- **REQUIRED WORK**
The required output consists solely of the lines from the top of the listing through the line containing "const axisTitle = 'Hazard ratio';", transcribed exactly.
--- start RAW DATA ---
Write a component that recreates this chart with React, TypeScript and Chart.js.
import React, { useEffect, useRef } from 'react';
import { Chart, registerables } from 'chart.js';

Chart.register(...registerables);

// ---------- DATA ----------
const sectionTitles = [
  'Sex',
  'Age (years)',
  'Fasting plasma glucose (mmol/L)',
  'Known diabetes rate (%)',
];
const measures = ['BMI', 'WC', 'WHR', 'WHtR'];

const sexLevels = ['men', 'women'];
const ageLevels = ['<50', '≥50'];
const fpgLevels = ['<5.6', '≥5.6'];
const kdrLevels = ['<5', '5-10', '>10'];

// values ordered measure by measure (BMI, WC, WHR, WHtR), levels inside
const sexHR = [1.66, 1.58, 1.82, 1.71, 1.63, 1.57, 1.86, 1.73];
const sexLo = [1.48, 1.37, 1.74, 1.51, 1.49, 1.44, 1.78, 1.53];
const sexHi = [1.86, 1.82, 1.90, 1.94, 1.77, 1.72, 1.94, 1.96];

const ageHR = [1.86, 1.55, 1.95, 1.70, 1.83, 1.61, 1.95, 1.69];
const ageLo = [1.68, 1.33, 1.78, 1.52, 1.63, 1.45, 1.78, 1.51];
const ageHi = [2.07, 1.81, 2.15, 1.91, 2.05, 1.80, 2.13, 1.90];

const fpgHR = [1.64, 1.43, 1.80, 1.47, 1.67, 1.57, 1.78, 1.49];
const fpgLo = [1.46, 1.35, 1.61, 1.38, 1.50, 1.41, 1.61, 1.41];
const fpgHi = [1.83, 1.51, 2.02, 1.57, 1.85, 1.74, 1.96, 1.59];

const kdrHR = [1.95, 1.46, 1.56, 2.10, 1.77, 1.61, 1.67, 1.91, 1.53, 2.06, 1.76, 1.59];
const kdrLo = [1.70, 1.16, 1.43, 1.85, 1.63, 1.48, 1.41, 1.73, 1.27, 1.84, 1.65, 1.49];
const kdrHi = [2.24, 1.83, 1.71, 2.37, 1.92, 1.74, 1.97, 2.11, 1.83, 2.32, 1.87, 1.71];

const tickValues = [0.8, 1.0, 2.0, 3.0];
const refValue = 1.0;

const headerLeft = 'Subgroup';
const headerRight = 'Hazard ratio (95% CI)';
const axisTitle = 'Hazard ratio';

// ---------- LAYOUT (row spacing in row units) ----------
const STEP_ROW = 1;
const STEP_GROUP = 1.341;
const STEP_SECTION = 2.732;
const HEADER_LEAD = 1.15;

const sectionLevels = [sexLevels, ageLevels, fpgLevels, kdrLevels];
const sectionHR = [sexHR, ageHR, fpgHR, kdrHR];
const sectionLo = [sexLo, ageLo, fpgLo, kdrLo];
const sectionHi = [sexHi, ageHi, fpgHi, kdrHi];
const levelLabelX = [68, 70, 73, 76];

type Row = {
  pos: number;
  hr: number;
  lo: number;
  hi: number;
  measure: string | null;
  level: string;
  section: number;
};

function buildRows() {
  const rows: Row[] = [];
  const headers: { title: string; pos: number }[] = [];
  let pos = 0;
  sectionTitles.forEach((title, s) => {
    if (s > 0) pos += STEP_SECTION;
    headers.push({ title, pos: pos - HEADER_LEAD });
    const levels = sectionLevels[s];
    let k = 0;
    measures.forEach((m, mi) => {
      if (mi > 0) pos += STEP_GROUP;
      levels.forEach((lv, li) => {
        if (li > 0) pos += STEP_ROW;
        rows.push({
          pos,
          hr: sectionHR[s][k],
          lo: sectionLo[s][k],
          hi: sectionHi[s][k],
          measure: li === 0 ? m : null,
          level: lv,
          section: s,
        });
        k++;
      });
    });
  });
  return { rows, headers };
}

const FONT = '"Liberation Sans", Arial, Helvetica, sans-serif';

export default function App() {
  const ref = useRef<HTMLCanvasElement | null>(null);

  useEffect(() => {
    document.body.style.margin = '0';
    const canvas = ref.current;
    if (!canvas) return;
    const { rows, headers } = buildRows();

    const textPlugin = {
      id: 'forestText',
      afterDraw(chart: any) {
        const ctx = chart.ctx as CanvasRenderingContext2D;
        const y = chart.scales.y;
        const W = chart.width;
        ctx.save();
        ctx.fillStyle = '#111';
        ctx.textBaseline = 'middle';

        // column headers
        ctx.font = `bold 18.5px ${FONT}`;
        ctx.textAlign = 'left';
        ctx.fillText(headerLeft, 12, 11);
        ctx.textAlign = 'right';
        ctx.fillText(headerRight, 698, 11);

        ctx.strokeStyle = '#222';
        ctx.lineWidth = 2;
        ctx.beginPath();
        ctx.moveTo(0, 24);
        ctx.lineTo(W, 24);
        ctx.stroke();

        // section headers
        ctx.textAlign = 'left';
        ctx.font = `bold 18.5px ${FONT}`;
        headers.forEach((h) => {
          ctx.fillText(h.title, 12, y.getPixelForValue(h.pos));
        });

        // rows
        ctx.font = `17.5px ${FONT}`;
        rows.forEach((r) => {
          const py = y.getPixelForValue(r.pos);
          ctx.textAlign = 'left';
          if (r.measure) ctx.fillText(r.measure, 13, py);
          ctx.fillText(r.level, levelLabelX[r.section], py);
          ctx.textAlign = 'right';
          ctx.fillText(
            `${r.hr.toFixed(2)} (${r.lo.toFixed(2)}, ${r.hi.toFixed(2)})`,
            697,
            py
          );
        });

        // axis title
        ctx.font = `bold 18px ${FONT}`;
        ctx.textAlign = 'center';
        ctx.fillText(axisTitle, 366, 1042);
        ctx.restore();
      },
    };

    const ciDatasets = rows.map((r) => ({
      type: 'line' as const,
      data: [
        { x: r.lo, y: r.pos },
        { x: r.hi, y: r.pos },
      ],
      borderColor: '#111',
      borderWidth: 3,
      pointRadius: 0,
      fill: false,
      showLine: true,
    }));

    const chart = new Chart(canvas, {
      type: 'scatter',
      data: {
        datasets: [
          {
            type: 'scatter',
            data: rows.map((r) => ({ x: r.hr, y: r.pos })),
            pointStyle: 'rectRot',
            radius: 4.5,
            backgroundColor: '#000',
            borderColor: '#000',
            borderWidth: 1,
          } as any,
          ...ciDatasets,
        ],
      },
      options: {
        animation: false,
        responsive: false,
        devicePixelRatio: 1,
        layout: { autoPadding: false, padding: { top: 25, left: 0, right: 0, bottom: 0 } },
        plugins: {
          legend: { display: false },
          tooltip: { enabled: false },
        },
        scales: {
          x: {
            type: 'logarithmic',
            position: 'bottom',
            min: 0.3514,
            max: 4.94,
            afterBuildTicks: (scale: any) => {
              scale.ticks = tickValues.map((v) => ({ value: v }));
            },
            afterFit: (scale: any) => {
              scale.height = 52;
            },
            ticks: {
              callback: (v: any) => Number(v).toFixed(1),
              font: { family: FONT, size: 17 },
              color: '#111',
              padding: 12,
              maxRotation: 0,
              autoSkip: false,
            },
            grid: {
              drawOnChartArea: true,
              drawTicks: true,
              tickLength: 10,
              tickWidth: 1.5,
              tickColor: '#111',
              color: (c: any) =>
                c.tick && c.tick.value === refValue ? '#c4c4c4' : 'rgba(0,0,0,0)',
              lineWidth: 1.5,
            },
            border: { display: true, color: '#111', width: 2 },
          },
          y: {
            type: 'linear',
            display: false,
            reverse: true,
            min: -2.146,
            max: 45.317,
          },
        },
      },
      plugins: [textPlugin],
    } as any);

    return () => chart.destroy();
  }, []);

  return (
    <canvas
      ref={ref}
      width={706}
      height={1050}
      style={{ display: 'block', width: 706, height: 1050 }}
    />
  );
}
--- end RAW DATA ---
- **CORRECT ANSWER**
Write a component that recreates this chart with React, TypeScript and Chart.js.
import React, { useEffect, useRef } from 'react';
import { Chart, registerables } from 'chart.js';

Chart.register(...registerables);

// ---------- DATA ----------
const sectionTitles = [
  'Sex',
  'Age (years)',
  'Fasting plasma glucose (mmol/L)',
  'Known diabetes rate (%)',
];
const measures = ['BMI', 'WC', 'WHR', 'WHtR'];

const sexLevels = ['men', 'women'];
const ageLevels = ['<50', '≥50'];
const fpgLevels = ['<5.6', '≥5.6'];
const kdrLevels = ['<5', '5-10', '>10'];

// values ordered measure by measure (BMI, WC, WHR, WHtR), levels inside
const sexHR = [1.66, 1.58, 1.82, 1.71, 1.63, 1.57, 1.86, 1.73];
const sexLo = [1.48, 1.37, 1.74, 1.51, 1.49, 1.44, 1.78, 1.53];
const sexHi = [1.86, 1.82, 1.90, 1.94, 1.77, 1.72, 1.94, 1.96];

const ageHR = [1.86, 1.55, 1.95, 1.70, 1.83, 1.61, 1.95, 1.69];
const ageLo = [1.68, 1.33, 1.78, 1.52, 1.63, 1.45, 1.78, 1.51];
const ageHi = [2.07, 1.81, 2.15, 1.91, 2.05, 1.80, 2.13, 1.90];

const fpgHR = [1.64, 1.43, 1.80, 1.47, 1.67, 1.57, 1.78, 1.49];
const fpgLo = [1.46, 1.35, 1.61, 1.38, 1.50, 1.41, 1.61, 1.41];
const fpgHi = [1.83, 1.51, 2.02, 1.57, 1.85, 1.74, 1.96, 1.59];

const kdrHR = [1.95, 1.46, 1.56, 2.10, 1.77, 1.61, 1.67, 1.91, 1.53, 2.06, 1.76, 1.59];
const kdrLo = [1.70, 1.16, 1.43, 1.85, 1.63, 1.48, 1.41, 1.73, 1.27, 1.84, 1.65, 1.49];
const kdrHi = [2.24, 1.83, 1.71, 2.37, 1.92, 1.74, 1.97, 2.11, 1.83, 2.32, 1.87, 1.71];

const tickValues = [0.8, 1.0, 2.0, 3.0];
const refValue = 1.0;

const headerLeft = 'Subgroup';
const headerRight = 'Hazard ratio (95% CI)';
const axisTitle = 'Hazard ratio';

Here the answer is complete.